O miojo, o Chile e o STF
Marina Amaaral (*)
Goste-se ou não de Cristina Kirchner há que se admitir que ela não apenas é uma boa estrategista, mas tem sorte. A opção pela candidatura à vice-presidência – com Alberto Fernández na cabeça de chapa – tem se mostrado uma escolha acertada para a atual senadora e duas vezes presidente, que esse ano já ocupou duas vezes o banco dos réus em processos que é acusada por corrupção. O que ela define como “perseguição política”.
Pois bem. Se as pesquisas já indicavam a vitória da dupla peronista no próximo domingo, os protestos no Equador, e agora no Chile, devem impactar positivamente a candidatura opositora a Macri, igualmente adepto das políticas neoliberais que revoltaram a população nos dois países. Para os argentinos que já sofrem com a crise econômica que jogou 2,7 milhões de pessoas na pobreza nos últimos 12 meses, o exemplo não poderia ser mais contundente.
As rebeliões nos países hermanos também servem de alerta para nós, brasileiros, e não apenas pela admiração confessa de Paulo Guedes ao modelo do Chile, onde foi professor na universidade quando ela estava sob intervenção da ditadura de Pinochet.

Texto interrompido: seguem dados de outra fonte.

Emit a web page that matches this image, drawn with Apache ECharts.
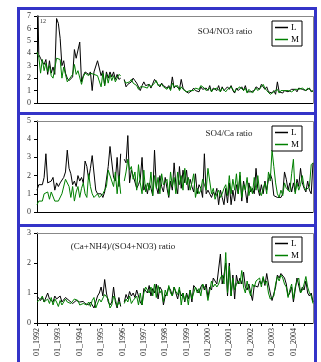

As violações de direitos humanos cometidas nos dois países – com ênfase para o caso chileno onde pelo menos 18 pessoas foram mortas, e 77 feridas (53 delas por armas de fogo) – já provocaram o aplauso de nosso presidente, admirador dos torturadores da ditadura militar no Cone Sul.
Na quarta-feira, enquanto divertia a torcida cozinhando miojo no Japão, Bolsonaro declarou ter acionado o Ministério da Defesa para monitorar possíveis protestos no país. Duas semanas atrás ele havia baixado um decreto criando um cadastro para reunir informações pessoais dos cidadãos, inclusive características biométricas como digitais e íris. Uma combinação preocupante nas mãos de um presidente que não demonstra apego à democracia, nem mesmo ao seu próprio partido.
Há mais um fator a levar em consideração. No momento em que escrevo esse texto, a votação do STF se encaminha para o fim da prisão após a condenação em segunda instância, o que poderia restituir a liberdade ao ex-presidente Lula. Como ensinou a ministra Rosa Weber ao votar pelo restabelecimento da prisão após o trânsito em julgado da sentença penal, como prevê o artigo 5º da Constituição, “o Supremo Tribunal Federal é guardião do texto constitucional e não o seu autor”.
Vamos ver como reagem à eventual soltura de Lula do PT – o “cão” na definição da ministra Damares – aqueles que não têm o mesmo apreço pela Constituição.